### TASK TO COMPLETE:
Quote the listing below in its entirety, omitting every image.

====

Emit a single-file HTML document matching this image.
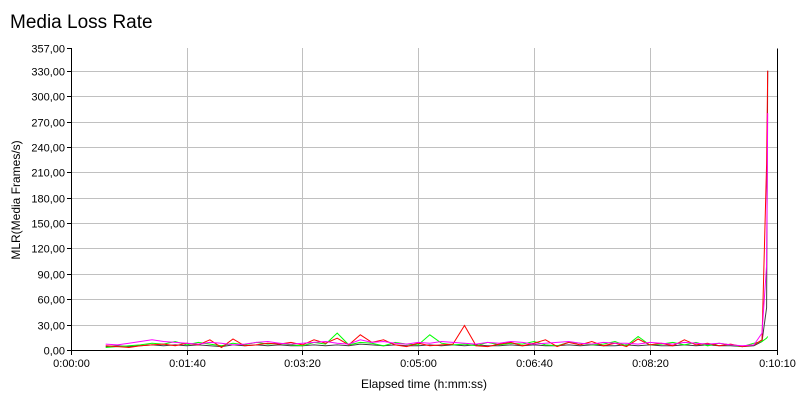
<!DOCTYPE html>
<html><head><meta charset="utf-8"><style>
body{margin:0;background:#fff;width:800px;height:400px;overflow:hidden;font-family:"Liberation Sans",sans-serif}
</style></head><body>
<svg width="800" height="400">
<text x="10" y="28" font-size="19" fill="#000">Media Loss Rate</text>
<g id="grid"></g>
<g id="axes"></g>
<g id="series"></g>
<text x="424" y="388" font-size="12" text-anchor="middle">Elapsed time (h:mm:ss)</text>
<text transform="translate(20,200) rotate(-90)" font-size="12" text-anchor="middle">MLR(Media Frames/s)</text>
</svg>
<script>
const yTicks=[0,30,60,90,120,150,180,210,240,270,300,330,357];
const yTickLabels=["0,00","30,00","60,00","90,00","120,00","150,00","180,00","210,00","240,00","270,00","300,00","330,00","357,00"];
const xTicks=[0,100,200,300,400,500,610];
const xTickLabels=["0:00:00","0:01:40","0:03:20","0:05:00","0:06:40","0:08:20","0:10:10"];
const times=[30,40,50,60,70,80,90,100,110,120,130,140,150,160,170,180,190,200,210,220,230,240,250,260,270,280,290,300,310,320,330,340,350,360,370,380,390,400,410,420,430,440,450,460,470,480,490,500,510,520,530,540,550,560,570,580,590,597,601,602];
const redValues=[5,4,3,5,6,7,5,8,6,12,3,13,5,6,8,7,9,6,12,8,14,6,18,9,12,6,4,8,5,6,7,29,5,4,7,9,5,8,12,4,9,6,10,5,8,4,13,6,8,5,12,6,8,5,7,4,6,12,220,330];
const greenValues=[3,4,5,6,8,7,10,6,9,7,5,8,6,9,7,8,6,5,9,7,20,6,9,8,5,9,7,6,18,8,6,7,5,9,6,8,7,10,6,5,9,8,6,7,10,5,16,6,7,9,6,9,5,8,6,4,8,10,14,16];
const magentaValues=[7,6,8,10,12,10,9,8,7,9,8,6,7,9,10,8,7,8,9,10,8,7,12,9,10,8,7,9,8,10,9,8,7,9,8,10,9,7,8,9,10,8,7,9,8,8,7,9,8,7,9,8,7,8,6,5,6,20,100,280];
const grayValues=[4,5,4,5,6,5,6,5,6,5,4,6,5,6,5,6,5,5,6,5,6,5,7,6,5,6,5,5,6,5,6,5,6,5,5,6,5,6,5,5,6,5,6,5,5,6,5,6,5,5,6,5,6,5,5,4,5,10,50,330];
const L=71,R=777,T=48,B=350,XMAX=610,YMAX=357;
const xs=t=>L+(t/XMAX)*(R-L);
const ys=v=>B-(v/YMAX)*(B-T);
const NS="http://www.w3.org/2000/svg";
function mk(tag,attrs,parent){const e=document.createElementNS(NS,tag);for(const k in attrs)e.setAttribute(k,attrs[k]);parent.appendChild(e);return e;}
const grid=document.getElementById('grid'),axes=document.getElementById('axes'),ser=document.getElementById('series');
yTicks.forEach((v,i)=>{
  const y=Math.round(ys(v))+0.5;
  if(v>0&&v<YMAX){const g=mk('line',{x1:L,x2:R,y1:y,y2:y,stroke:'#c0c0c0'},grid);
  
  }
  const tk=mk('line',{x1:L-4,x2:L,y1:y,y2:y,stroke:'#000'},axes);
  
  
  const t=mk('text',{x:L-6,y:y+4,'font-size':11,'text-anchor':'end'},axes);t.textContent=yTickLabels[i];
  
  
});
xTicks.forEach((v,i)=>{
  const x=Math.round(xs(v))+0.5;
  if(v>0&&v<XMAX){const g=mk('line',{x1:x,x2:x,y1:T,y2:B,stroke:'#c0c0c0'},grid);
  
  }
  const tk=mk('line',{x1:x,x2:x,y1:B,y2:B+5,stroke:'#000'},axes);
  
  
  const t=mk('text',{x:x,y:B+17,'font-size':11,'text-anchor':'middle'},axes);t.textContent=xTickLabels[i];
  
  
});
const box=mk('path',{d:`M${L+0.5},${T}V${B+0.5}H${R+0.5}V${T+0.5}`,fill:'none',stroke:'#000'},axes);


function series(vals,color,name){
  const p=mk('polyline',{points:vals.map((v,i)=>xs(times[i]).toFixed(1)+','+ys(v).toFixed(1)).join(' '),fill:'none',stroke:color,'stroke-width':1},ser);
  
  
}
series(grayValues,'#404040','series-gray');
series(greenValues,'#00ff00','series-green');
series(redValues,'#ff0000','series-red');
series(magentaValues,'#ff00ff','series-magenta');
</script>
</body></html>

====

### ANSWER TO THE TASK:
Emit a single-file HTML document matching this image.
<!DOCTYPE html>
<html><head><meta charset="utf-8"><style>
body{margin:0;background:#fff;width:800px;height:400px;overflow:hidden;font-family:"Liberation Sans",sans-serif}
</style></head><body>
<svg width="800" height="400">
<text x="10" y="28" font-size="19" fill="#000">Media Loss Rate</text>
<g id="grid"></g>
<g id="axes"></g>
<g id="series"></g>
<text x="424" y="388" font-size="12" text-anchor="middle">Elapsed time (h:mm:ss)</text>
<text transform="translate(20,200) rotate(-90)" font-size="12" text-anchor="middle">MLR(Media Frames/s)</text>
</svg>
<script>
const yTicks=[0,30,60,90,120,150,180,210,240,270,300,330,357];
const yTickLabels=["0,00","30,00","60,00","90,00","120,00","150,00","180,00","210,00","240,00","270,00","300,00","330,00","357,00"];
const xTicks=[0,100,200,300,400,500,610];
const xTickLabels=["0:00:00","0:01:40","0:03:20","0:05:00","0:06:40","0:08:20","0:10:10"];
const times=[30,40,50,60,70,80,90,100,110,120,130,140,150,160,170,180,190,200,210,220,230,240,250,260,270,280,290,300,310,320,330,340,350,360,370,380,390,400,410,420,430,440,450,460,470,480,490,500,510,520,530,540,550,560,570,580,590,597,601,602];
const redValues=[5,4,3,5,6,7,5,8,6,12,3,13,5,6,8,7,9,6,12,8,14,6,18,9,12,6,4,8,5,6,7,29,5,4,7,9,5,8,12,4,9,6,10,5,8,4,13,6,8,5,12,6,8,5,7,4,6,12,220,330];
const greenValues=[3,4,5,6,8,7,10,6,9,7,5,8,6,9,7,8,6,5,9,7,20,6,9,8,5,9,7,6,18,8,6,7,5,9,6,8,7,10,6,5,9,8,6,7,10,5,16,6,7,9,6,9,5,8,6,4,8,10,14,16];
const magentaValues=[7,6,8,10,12,10,9,8,7,9,8,6,7,9,10,8,7,8,9,10,8,7,12,9,10,8,7,9,8,10,9,8,7,9,8,10,9,7,8,9,10,8,7,9,8,8,7,9,8,7,9,8,7,8,6,5,6,20,100,280];
const grayValues=[4,5,4,5,6,5,6,5,6,5,4,6,5,6,5,6,5,5,6,5,6,5,7,6,5,6,5,5,6,5,6,5,6,5,5,6,5,6,5,5,6,5,6,5,5,6,5,6,5,5,6,5,6,5,5,4,5,10,50,330];
const L=71,R=777,T=48,B=350,XMAX=610,YMAX=357;
const xs=t=>L+(t/XMAX)*(R-L);
const ys=v=>B-(v/YMAX)*(B-T);
const NS="http://www.w3.org/2000/svg";
function mk(tag,attrs,parent){const e=document.createElementNS(NS,tag);for(const k in attrs)e.setAttribute(k,attrs[k]);parent.appendChild(e);return e;}
const grid=document.getElementById('grid'),axes=document.getElementById('axes'),ser=document.getElementById('series');
yTicks.forEach((v,i)=>{
  const y=Math.round(ys(v))+0.5;
  if(v>0&&v<YMAX){const g=mk('line',{x1:L,x2:R,y1:y,y2:y,stroke:'#c0c0c0'},grid);
  
  }
  const tk=mk('line',{x1:L-4,x2:L,y1:y,y2:y,stroke:'#000'},axes);
  
  
  const t=mk('text',{x:L-6,y:y+4,'font-size':11,'text-anchor':'end'},axes);t.textContent=yTickLabels[i];
  
  
});
xTicks.forEach((v,i)=>{
  const x=Math.round(xs(v))+0.5;
  if(v>0&&v<XMAX){const g=mk('line',{x1:x,x2:x,y1:T,y2:B,stroke:'#c0c0c0'},grid);
  
  }
  const tk=mk('line',{x1:x,x2:x,y1:B,y2:B+5,stroke:'#000'},axes);
  
  
  const t=mk('text',{x:x,y:B+17,'font-size':11,'text-anchor':'middle'},axes);t.textContent=xTickLabels[i];
  
  
});
const box=mk('path',{d:`M${L+0.5},${T}V${B+0.5}H${R+0.5}V${T+0.5}`,fill:'none',stroke:'#000'},axes);


function series(vals,color,name){
  const p=mk('polyline',{points:vals.map((v,i)=>xs(times[i]).toFixed(1)+','+ys(v).toFixed(1)).join(' '),fill:'none',stroke:color,'stroke-width':1},ser);
  
  
}
series(grayValues,'#404040','series-gray');
series(greenValues,'#00ff00','series-green');
series(redValues,'#ff0000','series-red');
series(magentaValues,'#ff00ff','series-magenta');
</script>
</body></html>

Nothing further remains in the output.